■ YOUR INSTRUCTIONS
Write out the material exactly. Do not include the pictures.

■ DATA SECTION
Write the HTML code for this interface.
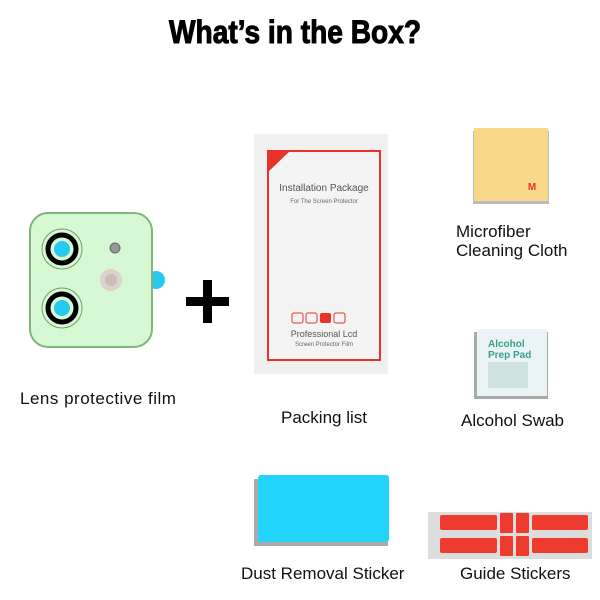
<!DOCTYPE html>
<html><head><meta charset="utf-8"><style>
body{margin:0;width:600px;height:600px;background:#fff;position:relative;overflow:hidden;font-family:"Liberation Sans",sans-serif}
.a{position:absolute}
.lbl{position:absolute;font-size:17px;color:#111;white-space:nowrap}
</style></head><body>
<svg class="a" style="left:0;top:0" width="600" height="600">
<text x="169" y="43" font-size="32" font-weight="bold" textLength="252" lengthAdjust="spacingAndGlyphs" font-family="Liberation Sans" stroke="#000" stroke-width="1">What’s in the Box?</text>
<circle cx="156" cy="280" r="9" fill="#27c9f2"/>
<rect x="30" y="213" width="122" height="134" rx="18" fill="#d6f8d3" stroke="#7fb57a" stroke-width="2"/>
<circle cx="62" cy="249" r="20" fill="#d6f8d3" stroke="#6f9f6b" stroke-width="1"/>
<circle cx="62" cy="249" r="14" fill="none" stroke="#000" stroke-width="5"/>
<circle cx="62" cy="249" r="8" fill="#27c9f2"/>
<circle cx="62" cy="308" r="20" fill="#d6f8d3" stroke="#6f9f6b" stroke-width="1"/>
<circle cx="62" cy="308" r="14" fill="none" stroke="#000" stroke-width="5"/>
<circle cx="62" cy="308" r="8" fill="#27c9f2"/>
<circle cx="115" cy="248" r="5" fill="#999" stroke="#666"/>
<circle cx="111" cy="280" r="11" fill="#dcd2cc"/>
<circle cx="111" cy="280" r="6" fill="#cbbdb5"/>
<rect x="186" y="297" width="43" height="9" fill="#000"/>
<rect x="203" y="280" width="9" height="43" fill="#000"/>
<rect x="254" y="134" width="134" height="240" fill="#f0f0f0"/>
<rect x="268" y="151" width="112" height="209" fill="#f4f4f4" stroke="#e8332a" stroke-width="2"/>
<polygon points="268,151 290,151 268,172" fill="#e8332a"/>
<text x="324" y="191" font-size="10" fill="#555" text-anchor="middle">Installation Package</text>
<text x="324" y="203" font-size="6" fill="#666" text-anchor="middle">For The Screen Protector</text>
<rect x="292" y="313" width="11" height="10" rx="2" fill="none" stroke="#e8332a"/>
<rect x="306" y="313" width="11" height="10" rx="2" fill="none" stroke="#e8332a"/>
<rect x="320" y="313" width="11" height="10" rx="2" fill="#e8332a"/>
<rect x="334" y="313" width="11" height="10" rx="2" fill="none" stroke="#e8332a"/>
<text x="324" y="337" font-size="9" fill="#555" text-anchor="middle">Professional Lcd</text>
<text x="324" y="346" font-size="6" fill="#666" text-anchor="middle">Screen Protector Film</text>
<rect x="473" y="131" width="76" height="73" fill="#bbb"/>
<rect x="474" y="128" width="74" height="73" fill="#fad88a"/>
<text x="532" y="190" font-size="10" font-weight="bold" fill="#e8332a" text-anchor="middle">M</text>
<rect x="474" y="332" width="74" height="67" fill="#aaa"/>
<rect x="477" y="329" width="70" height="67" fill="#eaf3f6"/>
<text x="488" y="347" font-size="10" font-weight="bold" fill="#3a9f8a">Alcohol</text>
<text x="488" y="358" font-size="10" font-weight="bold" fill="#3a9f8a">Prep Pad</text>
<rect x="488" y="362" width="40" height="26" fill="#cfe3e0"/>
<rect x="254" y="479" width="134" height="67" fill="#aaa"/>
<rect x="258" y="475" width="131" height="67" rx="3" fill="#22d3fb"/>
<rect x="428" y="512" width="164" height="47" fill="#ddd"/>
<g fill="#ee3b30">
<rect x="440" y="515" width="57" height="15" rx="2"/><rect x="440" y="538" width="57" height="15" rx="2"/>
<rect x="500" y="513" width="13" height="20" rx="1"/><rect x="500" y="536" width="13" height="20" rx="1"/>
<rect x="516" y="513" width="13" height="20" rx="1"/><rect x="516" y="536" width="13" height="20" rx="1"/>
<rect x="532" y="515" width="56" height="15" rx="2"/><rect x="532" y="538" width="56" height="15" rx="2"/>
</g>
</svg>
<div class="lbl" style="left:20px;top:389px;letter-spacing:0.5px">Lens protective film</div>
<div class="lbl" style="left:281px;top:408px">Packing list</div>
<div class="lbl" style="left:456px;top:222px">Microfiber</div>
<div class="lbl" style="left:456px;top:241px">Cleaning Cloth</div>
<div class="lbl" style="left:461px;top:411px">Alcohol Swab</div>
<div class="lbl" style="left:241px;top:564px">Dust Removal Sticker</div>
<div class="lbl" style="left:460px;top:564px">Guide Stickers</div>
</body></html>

■ WRITTEN ANSWER
Write the HTML code for this interface.
<!DOCTYPE html>
<html><head><meta charset="utf-8"><style>
body{margin:0;width:600px;height:600px;background:#fff;position:relative;overflow:hidden;font-family:"Liberation Sans",sans-serif}
.a{position:absolute}
.lbl{position:absolute;font-size:17px;color:#111;white-space:nowrap}
</style></head><body>
<svg class="a" style="left:0;top:0" width="600" height="600">
<text x="169" y="43" font-size="32" font-weight="bold" textLength="252" lengthAdjust="spacingAndGlyphs" font-family="Liberation Sans" stroke="#000" stroke-width="1">What’s in the Box?</text>
<circle cx="156" cy="280" r="9" fill="#27c9f2"/>
<rect x="30" y="213" width="122" height="134" rx="18" fill="#d6f8d3" stroke="#7fb57a" stroke-width="2"/>
<circle cx="62" cy="249" r="20" fill="#d6f8d3" stroke="#6f9f6b" stroke-width="1"/>
<circle cx="62" cy="249" r="14" fill="none" stroke="#000" stroke-width="5"/>
<circle cx="62" cy="249" r="8" fill="#27c9f2"/>
<circle cx="62" cy="308" r="20" fill="#d6f8d3" stroke="#6f9f6b" stroke-width="1"/>
<circle cx="62" cy="308" r="14" fill="none" stroke="#000" stroke-width="5"/>
<circle cx="62" cy="308" r="8" fill="#27c9f2"/>
<circle cx="115" cy="248" r="5" fill="#999" stroke="#666"/>
<circle cx="111" cy="280" r="11" fill="#dcd2cc"/>
<circle cx="111" cy="280" r="6" fill="#cbbdb5"/>
<rect x="186" y="297" width="43" height="9" fill="#000"/>
<rect x="203" y="280" width="9" height="43" fill="#000"/>
<rect x="254" y="134" width="134" height="240" fill="#f0f0f0"/>
<rect x="268" y="151" width="112" height="209" fill="#f4f4f4" stroke="#e8332a" stroke-width="2"/>
<polygon points="268,151 290,151 268,172" fill="#e8332a"/>
<text x="324" y="191" font-size="10" fill="#555" text-anchor="middle">Installation Package</text>
<text x="324" y="203" font-size="6" fill="#666" text-anchor="middle">For The Screen Protector</text>
<rect x="292" y="313" width="11" height="10" rx="2" fill="none" stroke="#e8332a"/>
<rect x="306" y="313" width="11" height="10" rx="2" fill="none" stroke="#e8332a"/>
<rect x="320" y="313" width="11" height="10" rx="2" fill="#e8332a"/>
<rect x="334" y="313" width="11" height="10" rx="2" fill="none" stroke="#e8332a"/>
<text x="324" y="337" font-size="9" fill="#555" text-anchor="middle">Professional Lcd</text>
<text x="324" y="346" font-size="6" fill="#666" text-anchor="middle">Screen Protector Film</text>
<rect x="473" y="131" width="76" height="73" fill="#bbb"/>
<rect x="474" y="128" width="74" height="73" fill="#fad88a"/>
<text x="532" y="190" font-size="10" font-weight="bold" fill="#e8332a" text-anchor="middle">M</text>
<rect x="474" y="332" width="74" height="67" fill="#aaa"/>
<rect x="477" y="329" width="70" height="67" fill="#eaf3f6"/>
<text x="488" y="347" font-size="10" font-weight="bold" fill="#3a9f8a">Alcohol</text>
<text x="488" y="358" font-size="10" font-weight="bold" fill="#3a9f8a">Prep Pad</text>
<rect x="488" y="362" width="40" height="26" fill="#cfe3e0"/>
<rect x="254" y="479" width="134" height="67" fill="#aaa"/>
<rect x="258" y="475" width="131" height="67" rx="3" fill="#22d3fb"/>
<rect x="428" y="512" width="164" height="47" fill="#ddd"/>
<g fill="#ee3b30">
<rect x="440" y="515" width="57" height="15" rx="2"/><rect x="440" y="538" width="57" height="15" rx="2"/>
<rect x="500" y="513" width="13" height="20" rx="1"/><rect x="500" y="536" width="13" height="20" rx="1"/>
<rect x="516" y="513" width="13" height="20" rx="1"/><rect x="516" y="536" width="13" height="20" rx="1"/>
<rect x="532" y="515" width="56" height="15" rx="2"/><rect x="532" y="538" width="56" height="15" rx="2"/>
</g>
</svg>
<div class="lbl" style="left:20px;top:389px;letter-spacing:0.5px">Lens protective film</div>
<div class="lbl" style="left:281px;top:408px">Packing list</div>
<div class="lbl" style="left:456px;top:222px">Microfiber</div>
<div class="lbl" style="left:456px;top:241px">Cleaning Cloth</div>
<div class="lbl" style="left:461px;top:411px">Alcohol Swab</div>
<div class="lbl" style="left:241px;top:564px">Dust Removal Sticker</div>
<div class="lbl" style="left:460px;top:564px">Guide Stickers</div>
</body></html>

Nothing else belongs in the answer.